#### Request:
Return only the lines running from the line with "Emit a Python" down to the line with "from matplotlib.transforms import", both included, exactly as they appear.

#### Exercise inputs:

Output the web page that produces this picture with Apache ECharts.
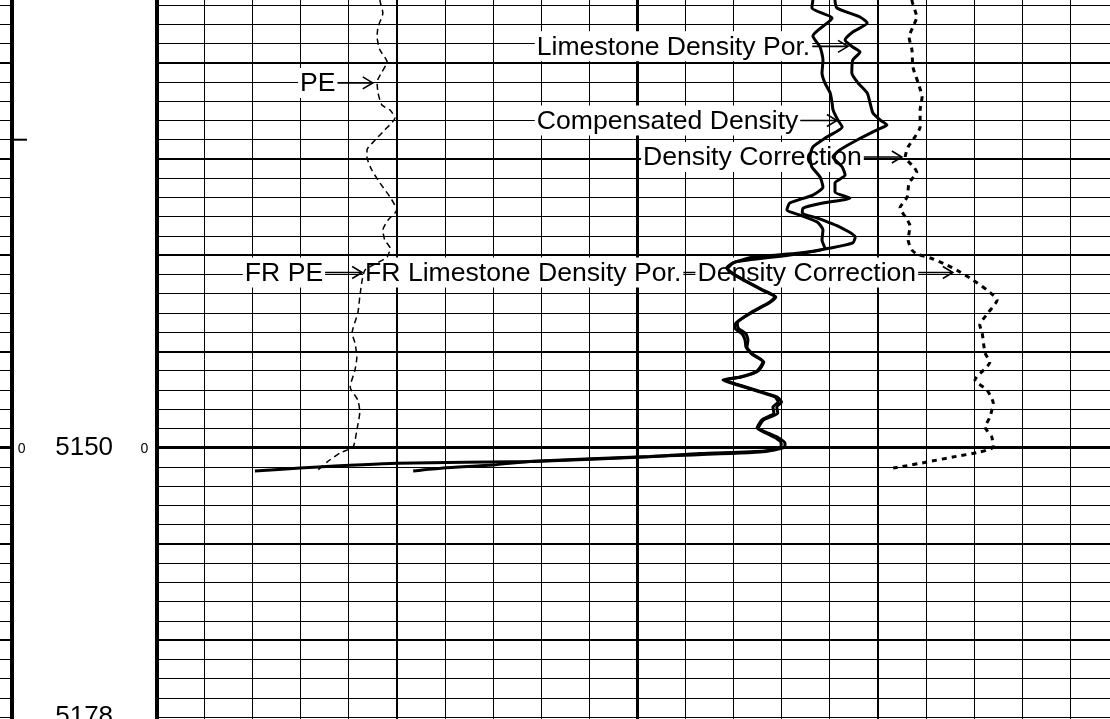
--
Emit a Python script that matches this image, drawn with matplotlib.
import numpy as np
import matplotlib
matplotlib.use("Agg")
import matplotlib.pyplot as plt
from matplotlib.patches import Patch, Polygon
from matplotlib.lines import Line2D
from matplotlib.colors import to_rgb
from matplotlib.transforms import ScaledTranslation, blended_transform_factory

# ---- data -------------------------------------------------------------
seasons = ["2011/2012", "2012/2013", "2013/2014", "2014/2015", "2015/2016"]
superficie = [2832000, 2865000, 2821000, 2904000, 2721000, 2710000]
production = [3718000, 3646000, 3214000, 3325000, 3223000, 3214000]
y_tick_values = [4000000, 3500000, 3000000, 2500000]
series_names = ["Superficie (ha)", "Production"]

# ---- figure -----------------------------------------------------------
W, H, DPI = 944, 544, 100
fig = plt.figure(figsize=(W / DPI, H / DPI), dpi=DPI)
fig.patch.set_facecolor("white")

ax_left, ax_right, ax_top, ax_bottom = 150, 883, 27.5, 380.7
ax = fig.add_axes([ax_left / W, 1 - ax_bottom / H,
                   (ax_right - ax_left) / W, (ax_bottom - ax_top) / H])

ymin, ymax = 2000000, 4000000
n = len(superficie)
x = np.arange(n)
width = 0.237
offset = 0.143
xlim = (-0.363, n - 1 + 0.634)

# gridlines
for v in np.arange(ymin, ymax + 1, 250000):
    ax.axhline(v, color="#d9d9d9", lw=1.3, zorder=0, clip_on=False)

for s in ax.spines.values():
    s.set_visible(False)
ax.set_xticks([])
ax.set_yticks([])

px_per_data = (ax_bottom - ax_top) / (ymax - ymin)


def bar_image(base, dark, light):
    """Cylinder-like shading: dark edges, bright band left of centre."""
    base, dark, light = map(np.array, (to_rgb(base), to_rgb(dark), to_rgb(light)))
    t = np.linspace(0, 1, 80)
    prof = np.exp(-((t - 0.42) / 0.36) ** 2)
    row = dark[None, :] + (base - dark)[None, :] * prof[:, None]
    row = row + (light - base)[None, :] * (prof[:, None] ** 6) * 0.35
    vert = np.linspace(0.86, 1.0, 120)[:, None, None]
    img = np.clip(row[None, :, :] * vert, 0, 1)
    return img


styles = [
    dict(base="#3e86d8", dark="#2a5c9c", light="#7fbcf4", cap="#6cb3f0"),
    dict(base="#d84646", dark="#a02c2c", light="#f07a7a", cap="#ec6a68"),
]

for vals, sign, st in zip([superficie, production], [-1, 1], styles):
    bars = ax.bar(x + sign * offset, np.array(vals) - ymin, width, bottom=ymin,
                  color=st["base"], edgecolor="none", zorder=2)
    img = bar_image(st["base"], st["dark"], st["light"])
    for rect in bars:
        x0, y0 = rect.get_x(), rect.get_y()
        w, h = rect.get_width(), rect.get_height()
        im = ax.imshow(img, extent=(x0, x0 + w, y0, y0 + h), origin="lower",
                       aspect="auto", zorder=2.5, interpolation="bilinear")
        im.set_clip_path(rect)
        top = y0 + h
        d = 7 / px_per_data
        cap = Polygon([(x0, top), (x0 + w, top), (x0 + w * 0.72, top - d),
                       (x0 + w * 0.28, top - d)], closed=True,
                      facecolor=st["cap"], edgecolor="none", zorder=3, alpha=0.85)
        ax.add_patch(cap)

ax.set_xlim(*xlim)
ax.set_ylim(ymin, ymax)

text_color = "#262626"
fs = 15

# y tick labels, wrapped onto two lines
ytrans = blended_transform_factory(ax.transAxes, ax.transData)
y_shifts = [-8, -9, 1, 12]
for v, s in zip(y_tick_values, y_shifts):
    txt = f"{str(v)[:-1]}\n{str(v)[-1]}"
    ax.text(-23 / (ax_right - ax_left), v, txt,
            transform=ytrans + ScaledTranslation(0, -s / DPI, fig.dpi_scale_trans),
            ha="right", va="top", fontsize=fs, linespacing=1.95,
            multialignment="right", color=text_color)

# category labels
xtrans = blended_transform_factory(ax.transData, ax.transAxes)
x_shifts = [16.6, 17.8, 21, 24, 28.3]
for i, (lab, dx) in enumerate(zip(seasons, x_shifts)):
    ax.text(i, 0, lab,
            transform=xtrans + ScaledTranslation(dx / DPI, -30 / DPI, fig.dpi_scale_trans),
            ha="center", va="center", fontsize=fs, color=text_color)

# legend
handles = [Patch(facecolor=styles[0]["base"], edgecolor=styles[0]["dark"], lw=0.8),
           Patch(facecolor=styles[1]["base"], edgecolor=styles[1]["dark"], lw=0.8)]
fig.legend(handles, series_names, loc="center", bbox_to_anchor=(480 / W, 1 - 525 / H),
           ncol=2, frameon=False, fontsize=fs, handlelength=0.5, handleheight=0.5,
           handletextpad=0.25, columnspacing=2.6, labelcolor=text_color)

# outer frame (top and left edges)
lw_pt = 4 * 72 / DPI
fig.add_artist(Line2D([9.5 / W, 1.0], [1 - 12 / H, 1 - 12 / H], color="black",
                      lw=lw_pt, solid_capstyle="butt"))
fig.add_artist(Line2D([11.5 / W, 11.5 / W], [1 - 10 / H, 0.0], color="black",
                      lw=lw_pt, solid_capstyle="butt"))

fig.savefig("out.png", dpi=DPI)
...
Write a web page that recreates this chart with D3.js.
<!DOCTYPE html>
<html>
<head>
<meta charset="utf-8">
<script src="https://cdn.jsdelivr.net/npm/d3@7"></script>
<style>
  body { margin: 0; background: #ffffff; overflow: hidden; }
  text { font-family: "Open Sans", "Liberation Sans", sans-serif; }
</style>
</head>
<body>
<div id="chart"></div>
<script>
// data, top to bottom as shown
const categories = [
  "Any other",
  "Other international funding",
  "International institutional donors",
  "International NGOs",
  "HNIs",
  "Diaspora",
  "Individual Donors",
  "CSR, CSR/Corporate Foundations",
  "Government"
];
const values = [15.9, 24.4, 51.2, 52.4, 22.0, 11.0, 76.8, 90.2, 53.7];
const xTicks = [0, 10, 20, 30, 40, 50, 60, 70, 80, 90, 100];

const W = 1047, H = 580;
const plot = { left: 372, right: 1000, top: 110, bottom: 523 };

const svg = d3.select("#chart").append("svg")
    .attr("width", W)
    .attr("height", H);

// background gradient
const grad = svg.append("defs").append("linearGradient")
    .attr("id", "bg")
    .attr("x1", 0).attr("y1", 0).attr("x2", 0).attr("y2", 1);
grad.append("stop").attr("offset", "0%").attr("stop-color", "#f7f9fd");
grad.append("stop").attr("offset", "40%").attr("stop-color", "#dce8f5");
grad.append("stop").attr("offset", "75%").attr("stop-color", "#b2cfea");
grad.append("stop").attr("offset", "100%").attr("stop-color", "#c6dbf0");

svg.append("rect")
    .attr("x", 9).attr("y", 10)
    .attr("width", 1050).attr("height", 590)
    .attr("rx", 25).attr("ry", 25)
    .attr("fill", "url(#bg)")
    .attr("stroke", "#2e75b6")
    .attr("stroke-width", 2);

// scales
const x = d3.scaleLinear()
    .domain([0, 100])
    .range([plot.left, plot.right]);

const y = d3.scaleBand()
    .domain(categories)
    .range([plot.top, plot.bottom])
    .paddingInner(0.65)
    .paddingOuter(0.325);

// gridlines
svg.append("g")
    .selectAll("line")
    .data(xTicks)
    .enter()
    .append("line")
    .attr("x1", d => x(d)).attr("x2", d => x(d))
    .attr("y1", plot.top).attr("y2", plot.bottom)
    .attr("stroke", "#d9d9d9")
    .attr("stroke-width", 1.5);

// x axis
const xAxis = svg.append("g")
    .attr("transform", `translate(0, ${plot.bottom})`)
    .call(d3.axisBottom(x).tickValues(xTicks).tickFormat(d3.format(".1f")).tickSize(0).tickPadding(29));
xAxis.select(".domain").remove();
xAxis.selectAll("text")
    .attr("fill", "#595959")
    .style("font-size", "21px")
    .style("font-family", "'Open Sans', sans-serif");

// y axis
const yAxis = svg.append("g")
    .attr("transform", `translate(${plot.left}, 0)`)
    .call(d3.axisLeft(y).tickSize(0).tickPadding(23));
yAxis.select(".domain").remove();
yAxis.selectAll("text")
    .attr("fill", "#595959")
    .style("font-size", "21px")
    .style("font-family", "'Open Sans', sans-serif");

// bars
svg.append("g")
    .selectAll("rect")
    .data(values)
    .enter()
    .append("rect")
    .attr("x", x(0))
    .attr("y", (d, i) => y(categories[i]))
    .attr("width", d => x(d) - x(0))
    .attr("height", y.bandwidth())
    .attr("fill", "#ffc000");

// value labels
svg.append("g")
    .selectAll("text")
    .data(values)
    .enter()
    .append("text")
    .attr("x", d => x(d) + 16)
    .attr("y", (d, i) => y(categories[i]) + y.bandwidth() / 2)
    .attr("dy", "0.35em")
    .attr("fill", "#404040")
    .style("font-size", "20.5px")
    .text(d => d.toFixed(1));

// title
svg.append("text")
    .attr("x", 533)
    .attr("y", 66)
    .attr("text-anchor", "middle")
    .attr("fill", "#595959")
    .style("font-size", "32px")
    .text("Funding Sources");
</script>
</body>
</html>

#### Response below:
Emit a Python script that matches this image, drawn with matplotlib.
import numpy as np
import matplotlib
matplotlib.use("Agg")
import matplotlib.pyplot as plt
from matplotlib.patches import Patch, Polygon
from matplotlib.lines import Line2D
from matplotlib.colors import to_rgb
from matplotlib.transforms import ScaledTranslation, blended_transform_factory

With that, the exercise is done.